08 March 2011

Rex Whistler

Rex Whistler, Cecil Beaton, Georgia Sitwell, William Walton, Stephen
Tennant, Teresa Jungman, and Zita Jungman. Photographed by Cecil Beaton.

Andrew Graham-Dixon set the stage in his Sunday Telegraph review of the 2006 Rex Whistler exhibition at the Brighton Museum.

"October 1927 Cecil Beaton contrived a photograph of “the bright young things”, as they styled themselves, to which he gave the laconic title On The Bridge, Wilsford. Seven young men and women pose for the camera, all dressed up, in ruffs and frills, patterned silk waistcoats and faux-rustic breeches, as courtly versions of the shepherds and shepherdesses of Arcadia. Beaton himself is there, along with Georgia Sitwell, Zita and “Baby” Jungman, Stephen Tennant, the composer William Walton and the painter-illustrator Rex Whistler. Soon afterwards Osbert Sitwell took the whole group to visit Lytton Strachey at nearby Ham Spray. In characteristically acerbic fashion, Strachey pronounced them “perfectly divine … strange creatures with just a few feathers where brains ought to be.”
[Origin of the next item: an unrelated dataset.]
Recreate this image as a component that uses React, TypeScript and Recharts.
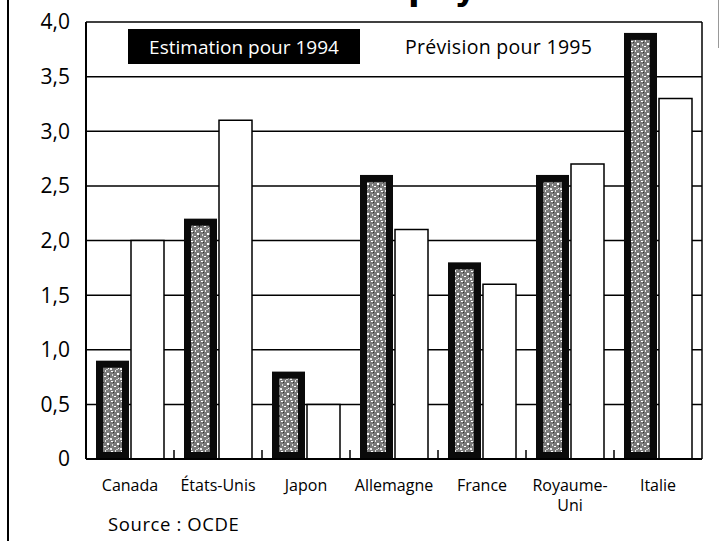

Zita Jungman, William Walton, Cecil Beaton, Stephen Tennant, Georgia
Sitwell, Teresa Jungman, and Rex Whistler. Photographed by Cecil Beaton.

Rex Whistler by Cecil Beaton

Rex Whistler showed a knack for art as a child. At age 8, he produced this silhouette of his brother, Laurence, aged 2.

Finding the Royal Academy too stifling, he moved to the Slade School and came into his own. Unlike many of his generation, Whistler was never taken by the burgeoning avant-garde. He preferred the Arcadian landscapes of England. He took great pride in providing the art that adorned the jackets of many of his friends works including Cecil Beaton, Edith Olivier, Beverley Nichols and Laurence Whistler.

Rex Whistler is believed to be the model for Charles Ryder in Evelyn Waugh's Brideshead Revisited. He made many attempts at purging his underlying homosexual tendencies including losing his virginity to none other than Tallulah Bankhead.

A nude of Lady Caroline Paget

The great "love" of his life was Lady Caroline Paget. He met her at the home of Edith Olivier. Olivier wanted Rex to settle down into a stable relationship. Edith's candidate was actress Jill Furse who was mad for Rex. The feeling was not mutual. (In the kind of serendipity we love at Lucindaville, Jill Furse went on to marry or "settle" as some would say, for Rex's brother, Laurence. Jill died in childbirth and within a few years, Laurence married Jill's sister, Theresa. But I digress...)

Rex Whistler's masterpiece is considered to be the 60 foot mural at Plas Newydd, the house of Lady Caroline's father, the Marquess of Anglesey. Plas Newydd is the largest repository of Whistler's paintings and drawings. It also houses the proof editions of his famous illustrations for Gulliver's Travels.

Unlucky in love, Whistler joined the war effort. He was commissioned into the Welsh Guards as a Lieutenant.

Self-Portrait in Uniform, 1940

During his stay in Brighton, before his embarkation to France for the invasion of Normandy, he painted a cartoon now known as Allegory: HRH The Prince Regent Awakening the Spirit of Brighton. The painting depicts the Prince Regent, naked except for a blue ribbon of the Garter and the badge of the Order resting on his backside. He is kneeling before a sleeping figure with a pink sash emblazoned Brighthelmstone.

Allegory: HRH The Prince Regent Awakening the Spirit of Brighton

Forty-three days later, Rex Whistler died. It was his first day in action. He was 39.

Many years later his brother wrote a biography of Rex Whistler, The Laughter and the Urn.


  1. Now I will be questing after this book. What news here Lulu(ok so I have been reading again- the Mapp and Lucia books-How she hated that from Map) Now Lucinda- I did not know about the Bankhead maidenhead. No wonder the worm turned. I am excited about finding the book.

  2. What a too short bittersweet life for this talent.

  3. Found a good copy! can not wait to read it, and yet another addition to my Lucinda Library. thank you (I think) pgt

  4. Thanks for coming over to my blog because now I've discovered both of yours which look fascinating! I'm dying to catch up with them.....I'll be back soon....just a bit of a manic time at the moment.....

  5. I remember going to see Rex Whistler exhibition in Brighton. What a brilliant artist he was! His theatrical designs are incredibly beautiful. He was also an aesthete. There was one black and white picture of him in the exhibition standing next to the mantle shelf and looking just like a young man from the aesthetic movement in the 19th century. Thank you so much for sharing this fascinating blog.

  6. Honestly i prefer other painters rather than this guy. anyway great article!